A master at moving over stone and gliding up and down mountains, Croft was born to climb. His record-setting achievements could fill volumes, and are peppered with examples of how his soft-spoken, unassuming nature, gracious personality, sense of humour and sheer unadulterated enthusiasm for climbing sets him apart.
From the mid-1980s onward, Croft set the climbing world on fire with a string of high profile, free solos and linkups in Yosemite. The one-day El Cap and Half Dome climb with John Bachar was “at least as good as anything I’d done in my life, and I was looking off in the distance like, ‘what’s next?’”
How about a gazillion sport climbs, boulder problems, big walls, and long traverses, such as his one-day Evolution Traverse in the High Sierras where he linked nine 13,000-foot peaks (“One of the very best,” in Croft’s words.)
Peter was wild about the outdoors as a boy, fishing, hiking and exploring around his home in Nanaimo, BC, but the first time he went rock climbing, he intrinsically knew: “This is it. This is who I am.”
The next step followed in 1975 at the Stawamus Chief in Squamish when a teenaged Croft, in full shank mountain boots, fell off the crux, lassoed a tree and shed blood to scrabble up “Sickle,” a 5.8 slab route. He was ecstatic. He’d tapped into his true euphoric self and began a tireless climbing quest. But it wasn’t all smooth on the path to achieving his god-like abilities and superb style.
In 1978, the self-described “total gumbie” was smitten with alpine climbing on the formidable northeast buttress of Mount Slesse. Michael Down recalls Croft being so overwhelmed by a super-exposed 5.7 crack that he led a 5.10 pitch instead. That night, Croft says he could have died happily of awesomeness. “It was so overpowering – just the feeling of being up there.”
Back on the rocks in Squamish, Croft and Hamish Fraser redefined hard rock climbing with the first free ascent of University Wall in 1982. Then, in 1983, non-stop ascents of South Howser, Bugaboo Spire, Crescent Spire and Snowpatch Spire further confirmed Croft’s leading-edge style.

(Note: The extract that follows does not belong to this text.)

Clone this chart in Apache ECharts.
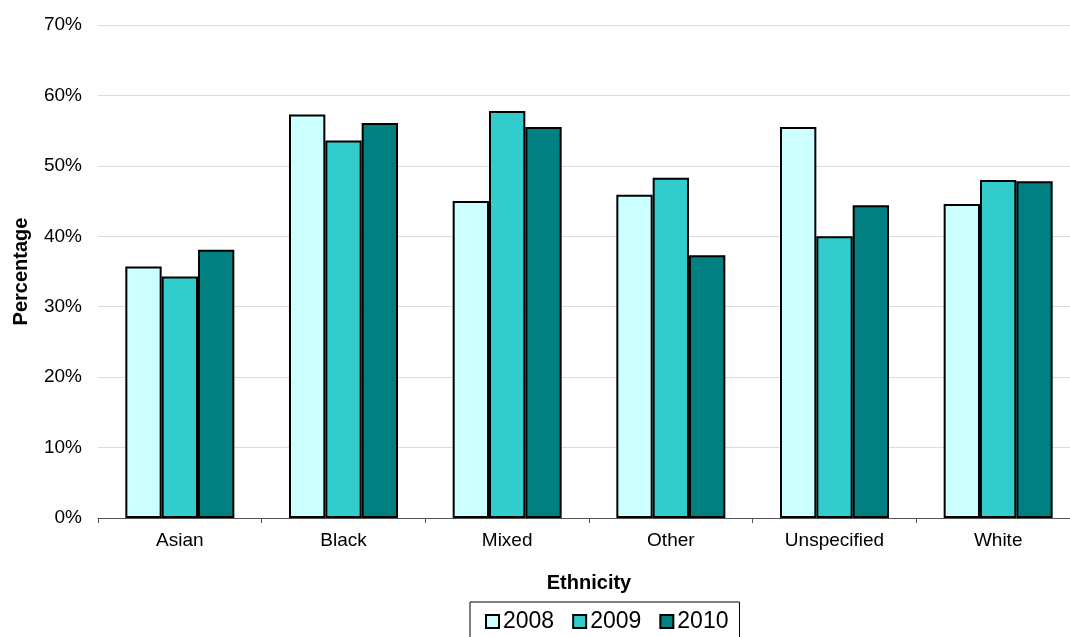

His vivid descriptions reveal his “can’t hold back” exuberance. “Plunging along in the snow on the way to Snowpatch I tried to retain my composure, to pace myself, but finally gave in and ran down the hill, arms and legs whirring windmill style with the same sparkle and eagerness as a five year old on an adventure,” he wrote in the 1984 Canadian Alpine Journal.
Croft, now 55, muses that he is best at chickening out or “picking my battles.” He has honed a safety buffer by backing off when something doesn’t feel right and is never afraid to go with Plan B.
“The climbing and the continuing adventure are the important parts,” Croft says. “Get out there. Get after it.”